OBJECTIVE:
Tally the lines in the data that follows that include the word "matplotlib", and report nothing but the total.

RAW DATA:
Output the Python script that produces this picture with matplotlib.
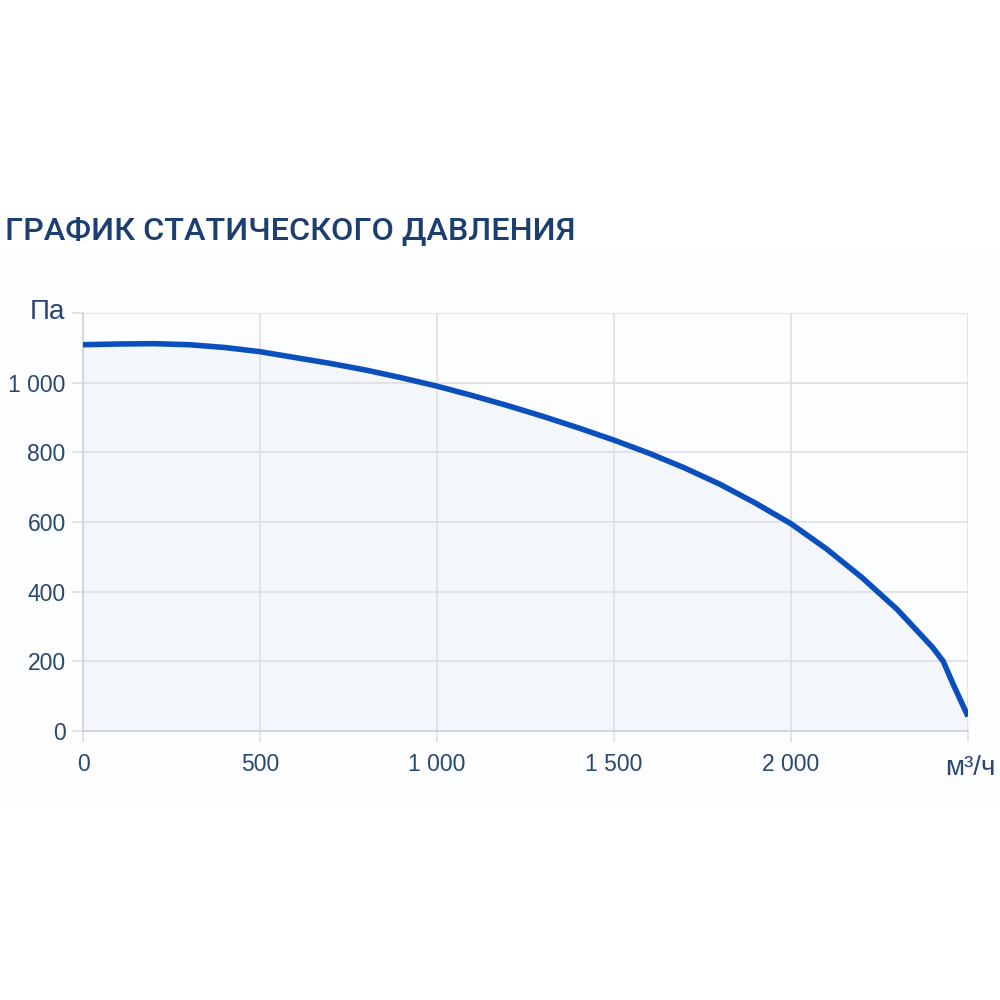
import matplotlib.pyplot as plt
from matplotlib.patches import Rectangle

# flow (m3/h) vs static pressure (Pa)
flow = [0, 100, 200, 300, 400, 500, 600, 700, 800, 900, 1000, 1100, 1200, 1300,
        1400, 1500, 1600, 1700, 1800, 1900, 2000, 2100, 2200, 2300, 2400, 2430,
        2460, 2500]
pressure = [1109, 1111, 1112, 1109, 1101, 1089, 1072, 1055, 1036, 1014, 990, 963,
            934, 903, 870, 835, 797, 755, 708, 654, 595, 523, 441, 349, 240, 200,
            130, 42]

x_ticks = [0, 500, 1000, 1500, 2000, 2500]
x_labels = ['0', '500', '1 000', '1 500', '2 000', '']
y_ticks = [0, 200, 400, 600, 800, 1000, 1200]
y_labels = ['0', '200', '400', '600', '800', '1 000', '']

line_col = '#0b4fbd'
text_col = '#2b4670'
title_col = '#1d3f70'

fig = plt.figure(figsize=(10, 10), dpi=100)
fig.patches.append(Rectangle((0, 0.2), 1, 0.55, transform=fig.transFigure,
                             color='#fcfdfe', zorder=-1))

ax = fig.add_axes([0.083, 0.269, 0.885, 0.418])
ax.set_facecolor('none')
ax.plot(flow, pressure, color=line_col, lw=4, solid_joinstyle='round',
        solid_capstyle='butt', zorder=3)
ax.fill_between(flow, pressure, 0, color='#f3f6fb', zorder=1)

ax.set_xlim(0, 2500)
ax.set_ylim(0, 1200)
ax.set_xticks(x_ticks)
ax.set_xticklabels(x_labels)
ax.set_yticks(y_ticks)
ax.set_yticklabels(y_labels)
ax.grid(True, color='#dedfe3', lw=1.2, zorder=0)
for s in ['top', 'right']:
    ax.spines[s].set_visible(False)
for s in ['left', 'bottom']:
    ax.spines[s].set_color('#cfd1d6')
    ax.spines[s].set_linewidth(1.2)
ax.tick_params(axis='both', colors='#dedfe3', width=1.2, length=8,
               labelcolor=text_col, labelsize=16.5)
ax.tick_params(axis='y', pad=4.5)
ax.tick_params(axis='x', pad=7.5)
for lbl in ax.get_xticklabels() + ax.get_yticklabels():
    lbl.set_family('Liberation Sans')

fig.text(0.005, 0.769, 'ГРАФИК СТАТИЧЕСКОГО ДАВЛЕНИЯ', fontsize=23.3,
         fontweight='medium', color=title_col, family='Roboto', va='center', ha='left')
fig.text(0.047, 0.688, 'Па', fontsize=20, color=text_col, family='Liberation Sans',
         ha='center', va='center')
fig.text(0.97, 0.232, 'м³/ч', fontsize=20, color=text_col, family='Liberation Sans',
         ha='center', va='center')

fig.savefig('out.png', dpi=100)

TASK ANSWER:
3